The European trend for public spending cuts “is really a problem,” says Cote. Commercial construction in Bouygues’s hometown, Paris, is busy, while work in the provinces “is back to 2006 levels.” But signs of industrial growth in Germany raises Lütkestratkötter’s optimism.

Spending cuts in the U.K. will affect parts of Balfour Beatty, but new growth sectors, such as powerplants, offer compensatory opportunities, believes Tyler. The U.S. is “a much more stable market than we see elsewhere,” he adds. “But it’s not going to be … easy.”

In the U.S. “forecasters … say the market should stabilize this year,” says Lütkestratkötter. But even in the current climate, he is content with the performance of Hochtief’s subsidiaries, Turner Construction Co. and Flatiron Construction.

“We see a lot of projects coming to the [civil-sector] market,” says Karlström. “But it’s very competitive.” He believes the introduction of the new health-care plan will create projects. Skanska plans to expand to the west coast organically and through acquisitions, says Karlström.

In Latin America, Skanska is “more geared toward the energy sector,” says Karlström. Interest in renewable energy is growing while infrastructure and mining-related work is picking up, he adds. Balfour Beatty has done “bits and pieces” of work around Latin America. “We [now] are seeing some opportunities, largely through our rail business,” says Tyler.

Competition in the international market has some contractors becoming increasingly aggressive in their bidding. “This may definitely lower the prices, reduce the quality and may leave incomplete projects, failed contractors and litigation,” says Ilicak of Renaissance.

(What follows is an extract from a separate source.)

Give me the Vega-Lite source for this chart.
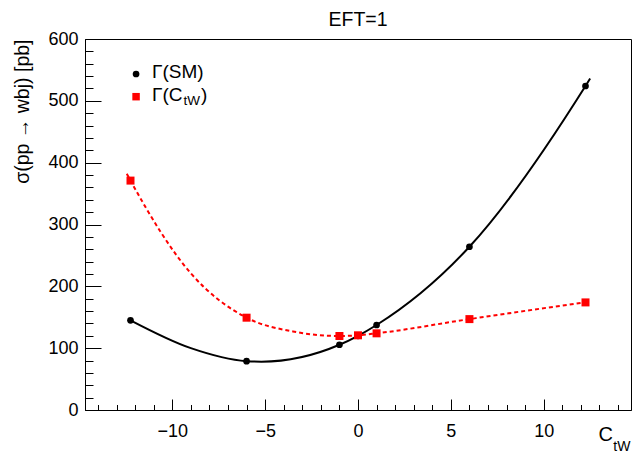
{
  "$schema": "https://vega.github.io/schema/vega-lite/v6.json",
  "width": 546,
  "height": 371,
  "autosize": {"type": "none"},
  "padding": {"left": 85, "top": 39, "right": 8, "bottom": 47},
  "background": "white",
  "config": {
    "view": {"stroke": "black", "strokeWidth": 1},
    "font": "Liberation Sans",
    "axis": {"grid": false, "domainColor": "black", "tickColor": "black", "labelColor": "black", "titleColor": "black", "labelFont": "Liberation Sans", "titleFont": "Liberation Sans", "titleFontWeight": "normal"}
  },
  "datasets": {
    "pts": [
      {"c": -12.25, "sigma": 145, "series": "SM"},
      {"c": -6, "sigma": 79, "series": "SM"},
      {"c": -1, "sigma": 105.5, "series": "SM"},
      {"c": 0, "sigma": 120, "series": "SM"},
      {"c": 1, "sigma": 137.5, "series": "SM"},
      {"c": 6, "sigma": 264, "series": "SM"},
      {"c": 12.25, "sigma": 524, "series": "SM"},
      {"c": -12.25, "sigma": 371, "series": "CtW"},
      {"c": -6, "sigma": 149.3, "series": "CtW"},
      {"c": -1, "sigma": 119.7, "series": "CtW"},
      {"c": 0, "sigma": 120.8, "series": "CtW"},
      {"c": 1, "sigma": 124, "series": "CtW"},
      {"c": 6, "sigma": 147, "series": "CtW"},
      {"c": 12.25, "sigma": 174, "series": "CtW"}
    ],
    "curve": [
      {"c": -12.25, "sigma": 145, "series": "SM"},
      {"c": -9, "sigma": 100, "series": "SM"},
      {"c": -6, "sigma": 79, "series": "SM"},
      {"c": -5.2, "sigma": 78.2, "series": "SM"},
      {"c": -1, "sigma": 105.5, "series": "SM"},
      {"c": 0, "sigma": 120, "series": "SM"},
      {"c": 1, "sigma": 137.5, "series": "SM"},
      {"c": 6, "sigma": 264, "series": "SM"},
      {"c": 12.25, "sigma": 524, "series": "SM"},
      {"c": 12.5, "sigma": 536, "series": "SM"},
      {"c": -12.45, "sigma": 382, "series": "CtW"},
      {"c": -12.25, "sigma": 371, "series": "CtW"},
      {"c": -9, "sigma": 221, "series": "CtW"},
      {"c": -6, "sigma": 149.3, "series": "CtW"},
      {"c": -3.5, "sigma": 127, "series": "CtW"},
      {"c": -1, "sigma": 119.7, "series": "CtW"},
      {"c": 0, "sigma": 120.8, "series": "CtW"},
      {"c": 1, "sigma": 124, "series": "CtW"},
      {"c": 6, "sigma": 147, "series": "CtW"},
      {"c": 12.25, "sigma": 174, "series": "CtW"},
      {"c": 12.5, "sigma": 175, "series": "CtW"}
    ]
  },
  "layer": [
    {
      "data": {"name": "curve"},
      "transform": [{"filter": "datum.series === 'SM'"}],
      "mark": {"type": "line", "color": "black", "strokeWidth": 2, "interpolate": "monotone"},
      "encoding": {
        "x": {"field": "c", "type": "quantitative", "scale": {"domain": [-14.7, 14.7], "nice": false, "zero": false},
          "axis": {"orient": "bottom", "values": [-10, -5, 0, 5, 10], "tickSize": -11, "labelFontSize": 18, "labelPadding": 23, "title": "C", "titleFontSize": 20, "titleAlign": "left", "titleBaseline": "alphabetic", "titleAngle": 0, "titleX": 513, "titleY": 30}},
        "y": {"field": "sigma", "type": "quantitative", "scale": {"domain": [0, 600], "nice": false, "zero": false},
          "axis": {"orient": "left", "values": [0, 100, 200, 300, 400, 500, 600], "tickSize": -16, "labelFontSize": 18, "labelPadding": 23, "title": "σ(pp → wbj) [pb]", "titleFontSize": 19.5, "titleAngle": -90, "titleAlign": "right", "titleBaseline": "alphabetic", "titleX": -57, "titleY": 0}}
      }
    },
    {
      "data": {"name": "curve"},
      "transform": [{"filter": "datum.series === 'CtW'"}],
      "mark": {"type": "line", "color": "#ff0000", "strokeWidth": 2, "strokeDash": [4, 3], "interpolate": "monotone"},
      "encoding": {
        "x": {"field": "c", "type": "quantitative",
          "axis": {"orient": "bottom", "values": [-14, -13, -12, -11, -9, -8, -7, -6, -4, -3, -2, -1, 1, 2, 3, 4, 6, 7, 8, 9, 11, 12, 13, 14], "tickSize": -5.5, "labels": false, "domain": false, "title": null}},
        "y": {"field": "sigma", "type": "quantitative",
          "axis": {"orient": "left", "values": [20, 40, 60, 80, 120, 140, 160, 180, 220, 240, 260, 280, 320, 340, 360, 380, 420, 440, 460, 480, 520, 540, 560, 580], "tickSize": -8, "labels": false, "domain": false, "title": null}}
      }
    },
    {
      "data": {"name": "pts"},
      "transform": [{"filter": "datum.series === 'SM'"}],
      "mark": {"type": "point", "shape": "circle", "filled": true, "color": "black", "opacity": 1, "size": 45},
      "encoding": {
        "x": {"field": "c", "type": "quantitative", "axis": null},
        "y": {"field": "sigma", "type": "quantitative", "axis": null}
      }
    },
    {
      "data": {"name": "pts"},
      "transform": [{"filter": "datum.series === 'CtW'"}],
      "mark": {"type": "point", "shape": "square", "filled": true, "color": "#ff0000", "opacity": 1, "size": 64},
      "encoding": {
        "x": {"field": "c", "type": "quantitative", "axis": null},
        "y": {"field": "sigma", "type": "quantitative", "axis": null}
      }
    },
    {
      "data": {"values": [{}]},
      "mark": {"type": "text", "align": "center", "baseline": "alphabetic", "font": "Liberation Sans", "fontSize": 19.5, "color": "black", "dy": -13},
      "encoding": {"x": {"datum": 0, "type": "quantitative", "axis": null}, "y": {"datum": 600, "type": "quantitative", "axis": null}, "text": {"value": "EFT=1"}}
    },
    {
      "data": {"values": [{}]},
      "mark": {"type": "point", "shape": "circle", "filled": true, "color": "black", "opacity": 1, "size": 45},
      "encoding": {"x": {"datum": -11.95, "type": "quantitative", "axis": null}, "y": {"datum": 543.4, "type": "quantitative", "axis": null}}
    },
    {
      "data": {"values": [{}]},
      "mark": {"type": "point", "shape": "square", "filled": true, "color": "#ff0000", "opacity": 1, "size": 56},
      "encoding": {"x": {"datum": -11.95, "type": "quantitative", "axis": null}, "y": {"datum": 506.7, "type": "quantitative", "axis": null}}
    },
    {
      "data": {"values": [{}]},
      "mark": {"type": "text", "align": "left", "baseline": "alphabetic", "font": "Liberation Sans", "fontSize": 19, "color": "black"},
      "encoding": {"x": {"datum": -11.09, "type": "quantitative", "axis": null}, "y": {"datum": 537.5, "type": "quantitative", "axis": null}, "text": {"value": "Γ(SM)"}}
    },
    {
      "data": {"values": [{}]},
      "mark": {"type": "text", "align": "left", "baseline": "alphabetic", "font": "Liberation Sans", "fontSize": 19, "color": "black"},
      "encoding": {"x": {"datum": -11.09, "type": "quantitative", "axis": null}, "y": {"datum": 500.5, "type": "quantitative", "axis": null}, "text": {"value": "Γ(C"}}
    },
    {
      "data": {"values": [{}]},
      "mark": {"type": "text", "align": "left", "baseline": "alphabetic", "font": "Liberation Sans", "fontSize": 13.5, "color": "black"},
      "encoding": {"x": {"datum": -9.4, "type": "quantitative", "axis": null}, "y": {"datum": 493.3, "type": "quantitative", "axis": null}, "text": {"value": "tW"}}
    },
    {
      "data": {"values": [{}]},
      "mark": {"type": "text", "align": "left", "baseline": "alphabetic", "font": "Liberation Sans", "fontSize": 19, "color": "black"},
      "encoding": {"x": {"datum": -8.45, "type": "quantitative", "axis": null}, "y": {"datum": 500.5, "type": "quantitative", "axis": null}, "text": {"value": ")"}}
    },
    {
      "data": {"values": [{}]},
      "mark": {"type": "text", "align": "left", "baseline": "alphabetic", "font": "Liberation Sans", "fontSize": 14, "color": "black", "dy": 41},
      "encoding": {"x": {"datum": 13.75, "type": "quantitative", "axis": null}, "y": {"datum": 0, "type": "quantitative", "axis": null}, "text": {"value": "tW"}}
    }
  ],
  "resolve": {"axis": {"x": "independent", "y": "independent"}}
}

The market will rebound, but many international contractors are wary of inflation when this happens. “The main factors that concern us about the international construction market in the near future are inflation and currency fluctuations,” says Shami of CCC. He says the Chinese yuan is getting stronger against other currencies, and this could cause a worldwide increase in materials prices.